## start Material for this exercise
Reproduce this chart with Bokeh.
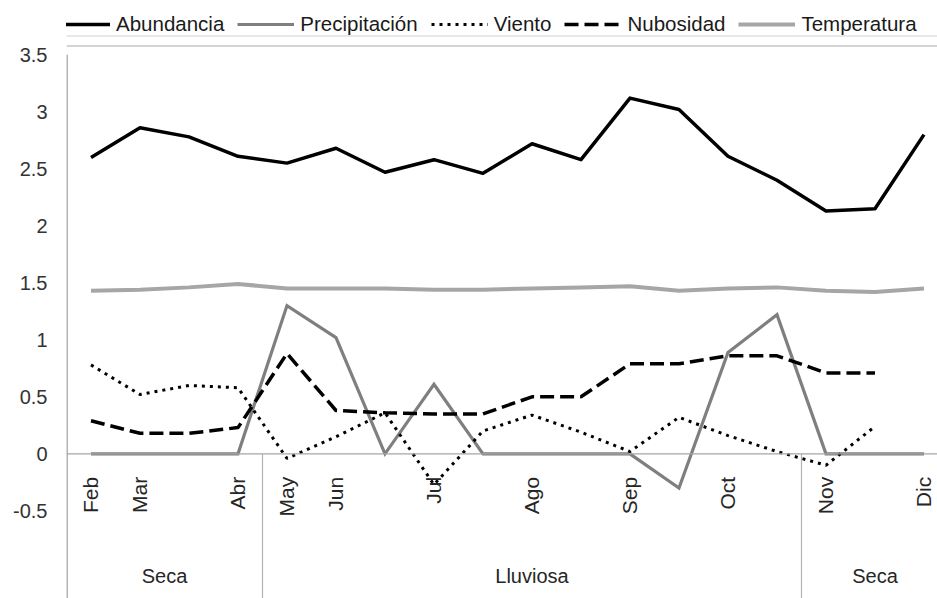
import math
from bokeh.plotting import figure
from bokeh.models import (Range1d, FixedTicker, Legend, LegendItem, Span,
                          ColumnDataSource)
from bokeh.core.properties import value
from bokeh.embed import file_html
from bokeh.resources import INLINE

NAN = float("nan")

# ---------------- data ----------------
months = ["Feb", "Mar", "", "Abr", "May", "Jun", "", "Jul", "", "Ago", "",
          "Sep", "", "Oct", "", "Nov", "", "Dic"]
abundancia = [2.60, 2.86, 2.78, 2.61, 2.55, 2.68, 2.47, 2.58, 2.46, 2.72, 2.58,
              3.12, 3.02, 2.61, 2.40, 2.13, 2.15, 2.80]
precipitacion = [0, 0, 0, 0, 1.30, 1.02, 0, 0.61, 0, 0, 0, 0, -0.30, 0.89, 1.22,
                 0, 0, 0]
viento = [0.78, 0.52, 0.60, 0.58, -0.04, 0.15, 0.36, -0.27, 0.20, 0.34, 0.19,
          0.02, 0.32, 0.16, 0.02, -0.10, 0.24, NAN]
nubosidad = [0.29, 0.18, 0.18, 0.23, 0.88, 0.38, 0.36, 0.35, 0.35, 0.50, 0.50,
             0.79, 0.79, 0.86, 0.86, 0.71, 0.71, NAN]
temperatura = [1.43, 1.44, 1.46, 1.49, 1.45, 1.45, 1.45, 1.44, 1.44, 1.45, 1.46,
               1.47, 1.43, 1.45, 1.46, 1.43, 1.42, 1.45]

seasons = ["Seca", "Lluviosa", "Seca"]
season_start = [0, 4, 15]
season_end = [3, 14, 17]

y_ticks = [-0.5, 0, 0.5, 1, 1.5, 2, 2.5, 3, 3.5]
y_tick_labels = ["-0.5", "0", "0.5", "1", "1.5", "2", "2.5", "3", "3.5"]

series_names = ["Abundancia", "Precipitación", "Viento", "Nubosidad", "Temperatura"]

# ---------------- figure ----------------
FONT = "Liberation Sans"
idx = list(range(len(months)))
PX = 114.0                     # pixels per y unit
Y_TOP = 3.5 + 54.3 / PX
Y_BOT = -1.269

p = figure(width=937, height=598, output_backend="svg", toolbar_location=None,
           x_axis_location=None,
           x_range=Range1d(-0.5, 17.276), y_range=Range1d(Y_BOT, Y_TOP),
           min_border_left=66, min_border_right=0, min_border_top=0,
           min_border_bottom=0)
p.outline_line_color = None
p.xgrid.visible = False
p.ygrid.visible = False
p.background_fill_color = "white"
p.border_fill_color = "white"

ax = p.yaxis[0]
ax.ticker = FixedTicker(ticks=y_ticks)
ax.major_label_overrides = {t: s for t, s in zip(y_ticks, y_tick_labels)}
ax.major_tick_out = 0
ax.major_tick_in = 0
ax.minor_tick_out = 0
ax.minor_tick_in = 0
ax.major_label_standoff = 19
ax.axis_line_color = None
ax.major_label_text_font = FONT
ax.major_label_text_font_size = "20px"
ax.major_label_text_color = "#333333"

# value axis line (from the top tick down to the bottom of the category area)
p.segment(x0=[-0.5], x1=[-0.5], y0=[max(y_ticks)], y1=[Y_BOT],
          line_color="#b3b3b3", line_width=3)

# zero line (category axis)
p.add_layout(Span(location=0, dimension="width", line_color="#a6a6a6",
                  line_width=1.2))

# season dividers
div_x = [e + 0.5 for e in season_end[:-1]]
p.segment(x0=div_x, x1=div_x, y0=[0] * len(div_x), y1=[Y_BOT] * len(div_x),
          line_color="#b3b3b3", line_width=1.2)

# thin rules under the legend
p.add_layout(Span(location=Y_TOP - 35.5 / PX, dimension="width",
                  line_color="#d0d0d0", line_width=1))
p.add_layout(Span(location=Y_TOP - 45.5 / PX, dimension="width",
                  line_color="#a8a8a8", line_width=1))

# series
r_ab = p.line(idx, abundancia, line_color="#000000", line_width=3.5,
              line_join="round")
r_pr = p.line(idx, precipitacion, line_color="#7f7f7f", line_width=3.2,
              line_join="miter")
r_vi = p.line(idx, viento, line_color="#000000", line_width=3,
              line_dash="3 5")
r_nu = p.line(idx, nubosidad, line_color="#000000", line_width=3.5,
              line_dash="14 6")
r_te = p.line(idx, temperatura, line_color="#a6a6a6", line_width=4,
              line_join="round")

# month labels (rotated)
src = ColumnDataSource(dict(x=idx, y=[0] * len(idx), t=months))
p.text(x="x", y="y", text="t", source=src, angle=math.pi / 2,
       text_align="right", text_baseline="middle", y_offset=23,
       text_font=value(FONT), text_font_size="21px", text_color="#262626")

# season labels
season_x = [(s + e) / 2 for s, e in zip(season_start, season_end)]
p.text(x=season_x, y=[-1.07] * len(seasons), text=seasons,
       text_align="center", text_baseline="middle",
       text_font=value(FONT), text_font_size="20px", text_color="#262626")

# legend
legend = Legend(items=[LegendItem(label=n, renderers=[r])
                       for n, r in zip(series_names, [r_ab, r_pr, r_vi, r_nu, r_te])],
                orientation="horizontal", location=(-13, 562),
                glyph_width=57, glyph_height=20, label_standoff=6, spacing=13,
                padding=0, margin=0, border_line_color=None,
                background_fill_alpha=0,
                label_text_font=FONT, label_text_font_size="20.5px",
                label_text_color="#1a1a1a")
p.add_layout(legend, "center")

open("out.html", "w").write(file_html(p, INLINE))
## end Material for this exercise
## start Material for this exercise
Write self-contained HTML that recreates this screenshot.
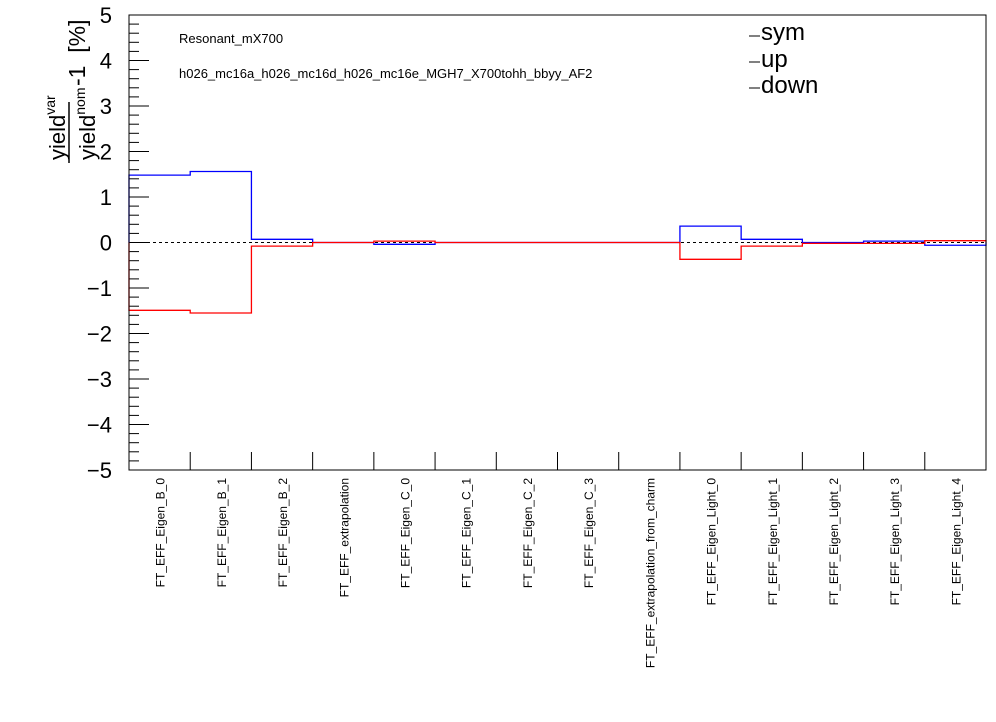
## end Material for this exercise
Extract the part of the records that opens with the line containing "Reproduce this chart with Bokeh." and closes with the line containing "1.47, 1.43, 1.45, 1.46, 1.43, 1.42, 1.45]". Take only those lines, exactly, and no pictures.

__Result__
Reproduce this chart with Bokeh.
import math
from bokeh.plotting import figure
from bokeh.models import (Range1d, FixedTicker, Legend, LegendItem, Span,
                          ColumnDataSource)
from bokeh.core.properties import value
from bokeh.embed import file_html
from bokeh.resources import INLINE

NAN = float("nan")

# ---------------- data ----------------
months = ["Feb", "Mar", "", "Abr", "May", "Jun", "", "Jul", "", "Ago", "",
          "Sep", "", "Oct", "", "Nov", "", "Dic"]
abundancia = [2.60, 2.86, 2.78, 2.61, 2.55, 2.68, 2.47, 2.58, 2.46, 2.72, 2.58,
              3.12, 3.02, 2.61, 2.40, 2.13, 2.15, 2.80]
precipitacion = [0, 0, 0, 0, 1.30, 1.02, 0, 0.61, 0, 0, 0, 0, -0.30, 0.89, 1.22,
                 0, 0, 0]
viento = [0.78, 0.52, 0.60, 0.58, -0.04, 0.15, 0.36, -0.27, 0.20, 0.34, 0.19,
          0.02, 0.32, 0.16, 0.02, -0.10, 0.24, NAN]
nubosidad = [0.29, 0.18, 0.18, 0.23, 0.88, 0.38, 0.36, 0.35, 0.35, 0.50, 0.50,
             0.79, 0.79, 0.86, 0.86, 0.71, 0.71, NAN]
temperatura = [1.43, 1.44, 1.46, 1.49, 1.45, 1.45, 1.45, 1.44, 1.44, 1.45, 1.46,
               1.47, 1.43, 1.45, 1.46, 1.43, 1.42, 1.45]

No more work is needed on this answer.